10) The principle of private interpretation assumes too little authority within the church. For by private interpretation, the principle assumes there is no other corrective, or normative guide within the church to direct a Christian towards Christian doctrinal truth. The principle of private interpretation therefore falsely assumes no other equivalent or greater authority when there is abundant support within the text and church history that speaks of such authority within the church. In short, the principle of private interpretation seeks to apply the guidance of the Holy Spirit to individuals, but rejects that guidance to the Church proper to then speak prophetically to define dogmas of the faith.

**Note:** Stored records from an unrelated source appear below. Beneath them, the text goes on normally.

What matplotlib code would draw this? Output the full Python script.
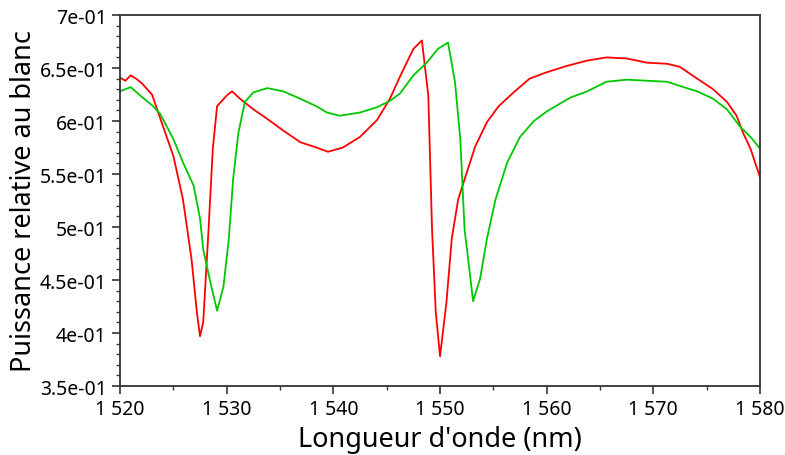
import numpy as np
import matplotlib.pyplot as plt
from matplotlib.ticker import FuncFormatter, MultipleLocator

# ------------------------------- DATA --------------------------------------- #

# red curve (wavelength nm, relative power)
wl_red = [1520.0, 1520.5, 1521.0, 1521.5, 1522.0, 1523.0, 1523.75, 1525.0, 1525.9,
          1526.7, 1527.2, 1527.5, 1527.8, 1528.3, 1528.7, 1529.1, 1530.0, 1530.5,
          1531.25, 1532.5, 1533.8, 1535.3, 1536.9, 1538.4, 1539.5, 1540.9, 1542.5,
          1544.1, 1545.3, 1546.25, 1547.5, 1548.3, 1548.9, 1549.25, 1549.6, 1550.0,
          1550.6, 1551.1, 1551.7, 1552.3, 1553.3, 1554.4, 1555.5, 1556.9, 1558.4,
          1560.0, 1561.9, 1563.8, 1565.6, 1567.5, 1569.4, 1571.3, 1572.5, 1574.1,
          1575.6, 1576.9, 1577.8, 1578.4, 1579.1, 1580.0]
p_red = [0.641, 0.638, 0.643, 0.640, 0.636, 0.625, 0.603, 0.567, 0.526,
         0.470, 0.420, 0.397, 0.410, 0.498, 0.574, 0.614, 0.624, 0.628,
         0.621, 0.611, 0.602, 0.591, 0.580, 0.575, 0.571, 0.575, 0.585,
         0.601, 0.621, 0.642, 0.668, 0.676, 0.624, 0.498, 0.420, 0.378,
         0.429, 0.489, 0.526, 0.545, 0.576, 0.599, 0.614, 0.627, 0.640,
         0.646, 0.652, 0.657, 0.660, 0.659, 0.655, 0.654, 0.651, 0.640,
         0.630, 0.618, 0.605, 0.589, 0.574, 0.547]

# green curve
wl_green = [1520.0, 1521.0, 1521.9, 1523.1, 1523.75, 1525.0, 1525.9, 1526.9, 1527.5,
            1527.8, 1528.4, 1529.1, 1529.7, 1530.2, 1530.6, 1531.1, 1531.7, 1532.5,
            1533.8, 1535.3, 1536.9, 1538.4, 1539.4, 1540.6, 1542.5, 1544.1, 1545.3,
            1546.25, 1547.5, 1548.75, 1549.8, 1550.75, 1551.4, 1551.9, 1552.3, 1553.1,
            1553.75, 1554.4, 1555.2, 1556.3, 1557.5, 1558.8, 1560.0, 1562.2, 1563.8,
            1565.6, 1567.5, 1569.4, 1571.3, 1572.5, 1574.1, 1575.6, 1576.9, 1578.1,
            1579.1, 1580.0]
p_green = [0.628, 0.632, 0.624, 0.614, 0.607, 0.583, 0.561, 0.539, 0.508,
           0.479, 0.451, 0.421, 0.444, 0.489, 0.545, 0.589, 0.618, 0.627,
           0.631, 0.628, 0.621, 0.614, 0.608, 0.605, 0.608, 0.613, 0.619,
           0.626, 0.643, 0.655, 0.668, 0.674, 0.637, 0.583, 0.498, 0.430,
           0.451, 0.489, 0.526, 0.561, 0.585, 0.600, 0.609, 0.622, 0.628,
           0.637, 0.639, 0.638, 0.637, 0.633, 0.628, 0.621, 0.611, 0.595,
           0.585, 0.574]

# ------------------------------- PLOT --------------------------------------- #

plt.rcParams['font.family'] = ['Noto Sans', 'DejaVu Sans']

fig = plt.figure(figsize=(7.85, 4.56), dpi=100)
ax = fig.add_axes([0.1529, 0.1513, 0.8153, 0.8136])

ax.plot(wl_red, p_red, color='#ff0000', lw=1.3)
ax.plot(wl_green, p_green, color='#00c800', lw=1.3)

ax.set_xlim(1520, 1580)
ax.set_ylim(0.35, 0.70)
ax.xaxis.set_major_locator(MultipleLocator(10))
ax.xaxis.set_minor_locator(MultipleLocator(5))
ax.yaxis.set_major_locator(MultipleLocator(0.05))
ax.yaxis.set_minor_locator(MultipleLocator(0.01))

ax.xaxis.set_major_formatter(FuncFormatter(lambda v, p: f'{int(round(v)):,}'.replace(',', ' ')))
ax.yaxis.set_major_formatter(FuncFormatter(lambda v, p: f'{v:.1e}'.replace('.0e', 'e')))

ax.tick_params(which='both', direction='out', top=False, right=False, colors='#333333',
               labelcolor='black', labelsize=14)
ax.tick_params(which='major', length=6, width=1.2)
ax.tick_params(which='minor', length=3, width=1)
for s in ax.spines.values():
    s.set_color('#333333')
    s.set_linewidth(1.3)

ax.set_xlabel("Longueur d'onde (nm)", fontsize=19.5, labelpad=4)
ax.set_ylabel('Puissance relative au blanc', fontsize=19.5, labelpad=1)

fig.savefig('out.png', dpi=100)
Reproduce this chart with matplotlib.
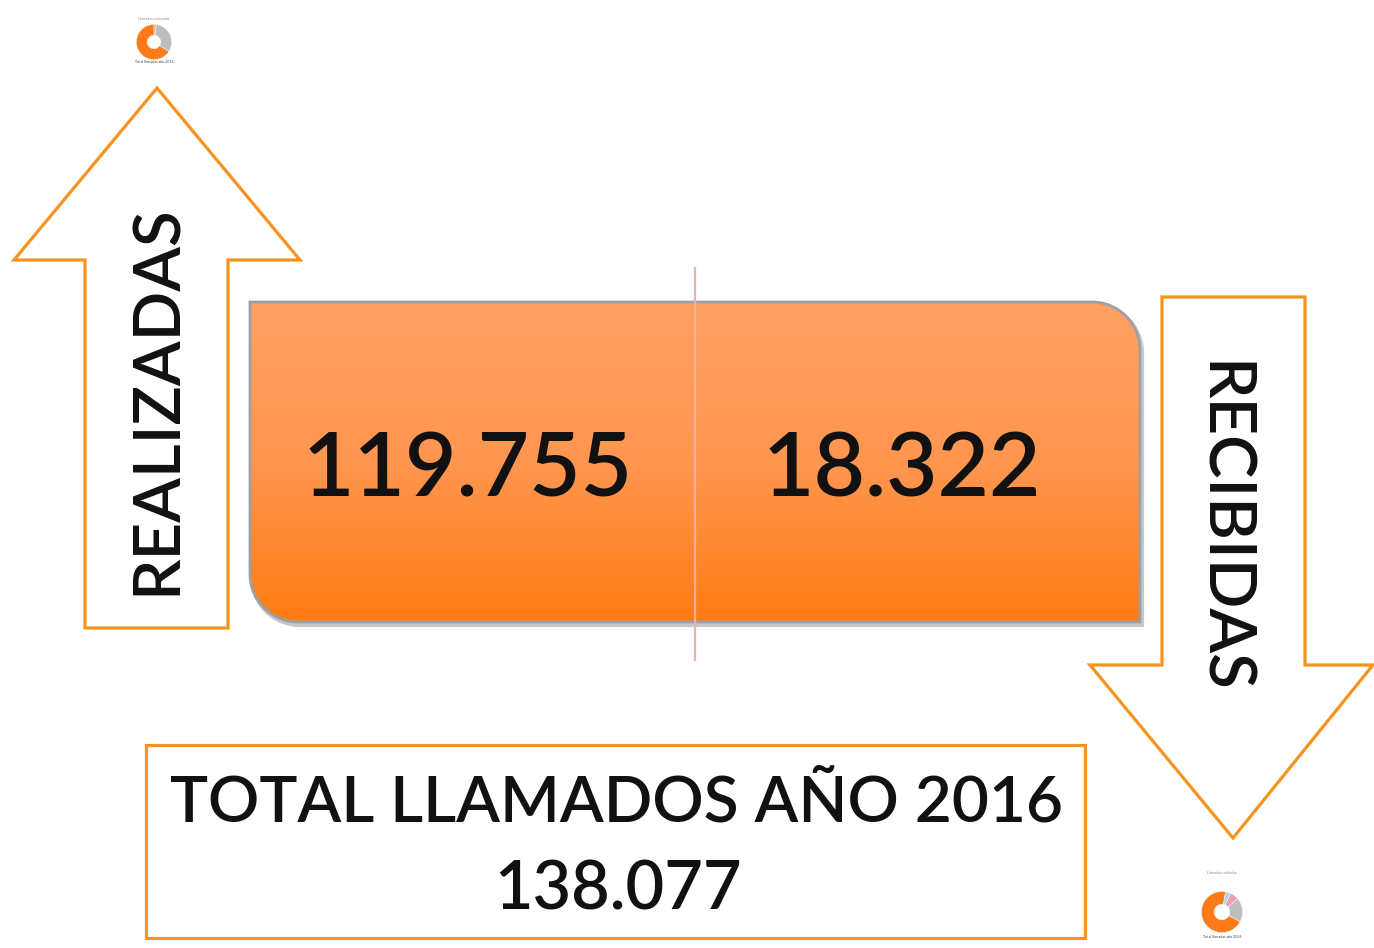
import numpy as np
import matplotlib
matplotlib.use("Agg")
import matplotlib.pyplot as plt
from matplotlib.path import Path
from matplotlib.patches import PathPatch, Polygon, Rectangle
from matplotlib.colors import LinearSegmentedColormap
import matplotlib.transforms as mtransforms

# ---- data ----
labels = ["REALIZADAS", "RECIBIDAS"]
values = [119755, 18322]
total_label = "TOTAL LLAMADOS AÑO 2016"
total_value = 138077
thumb_left_vals = [66, 32, 2]
thumb_right_vals = [70, 19, 7, 4]

def fmt(v):
    return f"{v:,}".replace(",", ".")

FONT = ["Lato", "DejaVu Sans"]
WEIGHT = "semibold"
ORANGE = "#f7931e"
INK = "#111111"

W, H = 1374, 948
fig = plt.figure(figsize=(W / 100, H / 100), dpi=100)
ax = fig.add_axes([0, 0, 1, 1])

# ---- main rounded box (square TL/BR, rounded TR/BL) ----
x0, x1, y0, y1, r = 250, 1140, 302, 622, 48
k = 0.5523 * r
verts = [(x0, y0), (x1 - r, y0),
         (x1 - r + k, y0), (x1, y0 + r - k), (x1, y0 + r),
         (x1, y1), (x0 + r, y1),
         (x0 + r - k, y1), (x0, y1 - r + k), (x0, y1 - r),
         (x0, y0)]
codes = [Path.MOVETO, Path.LINETO, Path.CURVE4, Path.CURVE4, Path.CURVE4,
         Path.LINETO, Path.LINETO, Path.CURVE4, Path.CURVE4, Path.CURVE4,
         Path.CLOSEPOLY]
box_path = Path(verts, codes)

shadow = PathPatch(box_path.transformed(mtransforms.Affine2D().translate(2, 3)),
                   facecolor="#b8b8b8", edgecolor="#c8c8c8", lw=3, zorder=1)
ax.add_patch(shadow)
cmap = LinearSegmentedColormap.from_list("g", ["#ffa062", "#ff9650", "#ff7c14"])
grad = np.linspace(0, 1, 256).reshape(-1, 1)
im = ax.imshow(grad, cmap=cmap, extent=[x0, x1, y1, y0], aspect="auto", zorder=2)
clip = PathPatch(box_path, facecolor="none", edgecolor="none", transform=ax.transData)
ax.add_patch(clip)
im.set_clip_path(clip)
ax.add_patch(PathPatch(box_path, facecolor="none", edgecolor="#9aa0a6", lw=2.0, zorder=3))

# divider line
ax.plot([695, 695], [268, 660], color="#eeb0b0", lw=1.6, zorder=4)

# values in box
ax.text(468, 471, fmt(values[0]), fontsize=64, family=FONT, weight=WEIGHT,
        ha="center", va="center", color=INK, zorder=5)
ax.text(902, 471, fmt(values[1]), fontsize=64, family=FONT, weight=WEIGHT,
        ha="center", va="center", color=INK, zorder=5)

# ---- up arrow (left) ----
up = [(157, 88), (300, 260), (228, 260), (228, 628), (85, 628), (85, 260), (14, 260)]
ax.add_patch(Polygon(up, closed=True, facecolor="white", edgecolor=ORANGE, lw=2.3, zorder=2))
ax.text(157, 400, labels[0], rotation=90, fontsize=47, family=FONT, weight=WEIGHT,
        ha="center", va="center", color=INK, zorder=5)

# ---- down arrow (right) ----
down = [(1162, 297), (1305, 297), (1305, 665), (1373, 665), (1233, 838), (1090, 665), (1162, 665)]
ax.add_patch(Polygon(down, closed=True, facecolor="white", edgecolor=ORANGE, lw=2.3, zorder=2))
ax.text(1221, 527, labels[1], rotation=-90, fontsize=47, family=FONT, weight=WEIGHT,
        ha="center", va="center", color=INK, zorder=5)

# ---- total box ----
ax.add_patch(Rectangle((146, 745), 939, 193, facecolor="white", edgecolor=ORANGE, lw=2.3, zorder=2))
ax.text(616, 804, total_label, fontsize=46, family=FONT, weight=WEIGHT,
        ha="center", va="center", color=INK, zorder=5)
ax.text(618, 891, fmt(total_value), fontsize=48, family=FONT, weight=WEIGHT,
        ha="center", va="center", color=INK, zorder=5)

ax.set_xlim(0, W)
ax.set_ylim(H, 0)
ax.axis("off")

# ---- thumbnail donuts ----
def thumb(cx, cy, rad, vals, cols, start, title_y, foot_y, title):
    a = fig.add_axes([(cx - rad) / W, 1 - (cy + rad) / H, 2 * rad / W, 2 * rad / H])
    a.pie(vals, colors=cols, startangle=start, counterclock=True, radius=1,
          wedgeprops=dict(width=0.62, edgecolor="white", linewidth=0.3))
    a.set_xlim(-1.02, 1.02)
    a.set_ylim(-1.02, 1.02)
    a.axis("off")
    ax.text(cx, title_y, title, fontsize=2.6, color="#888888",
            ha="center", va="center", family=FONT)
    ax.text(cx, foot_y, "Total llamadas año 2016", fontsize=2.6, color="#444444",
            ha="center", va="center", family=FONT)

thumb(154, 42, 18, thumb_left_vals, ["#ff7a1a", "#bdbdbd", "#f0a0a0"], 90, 19, 62,
      "Llamadas realizadas")
thumb(1222, 912, 21, thumb_right_vals, ["#ff7a1a", "#bdbdbd", "#f4a0b0", "#a8d8e8"], 80,
      873, 937, "Llamadas recibidas")

fig.savefig("out.png", dpi=100, facecolor="white")
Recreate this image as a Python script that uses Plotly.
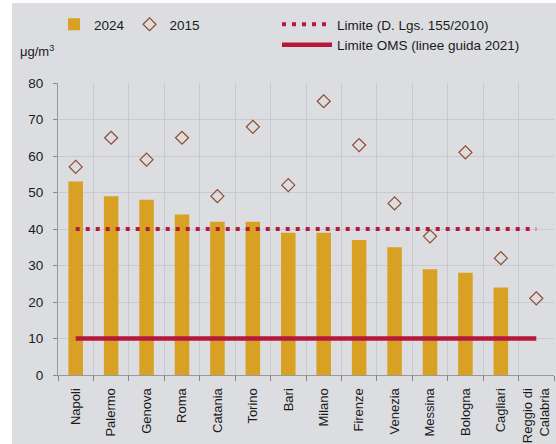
import plotly.graph_objects as go

cities = ["Napoli", "Palermo", "Genova", "Roma", "Catania", "Torino", "Bari",
          "Milano", "Firenze", "Venezia", "Messina", "Bologna", "Cagliari",
          "Reggio di<br>Calabria"]
values_2024 = [53, 49, 48, 44, 42, 42, 39, 39, 37, 35, 29, 28, 24, None]
values_2015 = [57, 65, 59, 65, 49, 68, 52, 75, 63, 47, 38, 61, 32, 21]
limit_dlgs = 40
limit_oms = 10
y_ticks = [0, 10, 20, 30, 40, 50, 60, 70, 80]

W, H = 556, 444
BG = "#dcdde0"
GOLD = "#d9a124"
RED = "#b5183a"
BROWN = "#8e4b2c"
FONT = "Arial, 'Liberation Sans', sans-serif"

fig = go.Figure()
fig.add_trace(go.Bar(x=cities, y=values_2024, name="2024", marker_color=GOLD,
                     marker_line_width=0, width=0.41, legend="legend"))
fig.add_trace(go.Scatter(x=cities, y=values_2015, name="2015", mode="markers",
                         marker=dict(symbol="diamond-open", size=10, color=BROWN,
                                     line=dict(width=1.2, color=BROWN)),
                         legend="legend"))
fig.add_trace(go.Scatter(x=cities, y=[limit_dlgs] * len(cities),
                         name="Limite (D. Lgs. 155/2010)", mode="lines",
                         line=dict(color=RED, width=4, dash="4px,6px"),
                         legend="legend2"))
fig.add_trace(go.Scatter(x=cities, y=[limit_oms] * len(cities),
                         name="Limite OMS (linee guida 2021)", mode="lines",
                         line=dict(color=RED, width=4.5),
                         legend="legend2"))

plot_l, plot_r, plot_t, plot_b = 58, 554, 83, 375
fig.update_layout(
    width=W, height=H,
    margin=dict(l=plot_l, r=W - plot_r, t=plot_t, b=H - plot_b, autoexpand=False),
    paper_bgcolor=BG, plot_bgcolor=BG,
    font=dict(family=FONT, size=13, color="#1a1a1a"),
    showlegend=True,
    legend=dict(orientation="h", xref="container", yref="container",
                x=54 / W, xanchor="left", y=1 - 9 / H, yanchor="top",
                bgcolor="rgba(0,0,0,0)", font=dict(size=13.5), itemwidth=30,
                traceorder="normal"),
    legend2=dict(orientation="v", xref="container", yref="container",
                 x=277 / W, xanchor="left", y=1 - 9 / H, yanchor="top",
                 bgcolor="rgba(0,0,0,0)", font=dict(size=13.5), itemwidth=50,
                 tracegroupgap=0),
    xaxis=dict(type="category", tickangle=-90, tickson="boundaries",
               ticks="outside", ticklen=5, tickcolor="#888888",
               showline=True, linecolor="#999999", linewidth=1,
               showgrid=True, gridcolor="#c9cacd", gridwidth=1,
               automargin=False, ticklabelstandoff=7,
               tickfont=dict(size=13, color="#1a1a1a"), range=[-0.5, 13.5]),
    yaxis=dict(range=[0, 80], tickvals=y_ticks, ticks="outside", ticklen=4,
               tickcolor="#888888", showline=True, linecolor="#999999",
               linewidth=1, showgrid=True, gridcolor="#c9cacd", gridwidth=1,
               zeroline=False, automargin=False, ticklabelstandoff=7,
               tickfont=dict(size=13.5, color="#1a1a1a")),
    shapes=[dict(type="rect", xref="paper", yref="paper",
                 x0=-0.2, x1=(12 - plot_l) / (plot_r - plot_l), y0=-0.5, y1=1.5,
                 fillcolor="white", line_width=0, layer="below"),
            dict(type="rect", xref="paper", yref="paper",
                 x0=-0.2, x1=1.1, y0=(plot_b - 3) / (plot_b - plot_t), y1=1.5,
                 fillcolor="white", line_width=0, layer="below")],
    annotations=[dict(text="μg/m<sup>3</sup>", xref="paper", yref="paper",
                      x=(18 - plot_l) / (plot_r - plot_l),
                      y=(plot_b - 51) / (plot_b - plot_t), xanchor="left",
                      yanchor="middle", showarrow=False,
                      font=dict(size=13, color="#1a1a1a"))],
)

fig.write_html("out.html", config={"displayModeBar": False},
               post_script="document.body.style.margin='0';"
                           "document.body.style.background='white';")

11) The principle of private interpretation inevitably concludes to diversity of Christian doctrine and denominationalism. Yet denominationalism is not found in the NT scriptures. Hence the principle of private interpretation is false according to the principle contradicting scripture in practice.

12) The principle of private interpretation inevitably concludes to diversity of Christian doctrine and consequently to both fundamentalism and liberal indifferentism concerning Christian doctrine. Both are foreign to the text, and therefore the principle of private interpretation contradicts the scriptures in practice.

13) The principle of private interpretation is applied along with the principle that says unclear texts can be better understood by the clearer texts. Yet there is no guarantee that unclear texts can be better understood through clearer texts. In fact the application of clearer texts to unclear texts may only act to truncate and remove ambiguities deliberately placed by the Holy Spirit in unclear texts for His own reasons. The Holy Spirit is Lord of all, and therefore Lord of ambiguity, given for men’s salvation.

14) The principle of private interpretation has historically been behind many debates between Protestants on a multitude of doctrines. Yet there is no evidence within the text that debates are the means God has given the church to decide upon Christian doctrine. Hence the principle of private interpretation concludes to a false practice not taught in the scriptures.

For these any many other reasons, the principle of private interpretation is both helpful to understand the text, but when misapplied as we see it in Protestantism, is gravely deficient.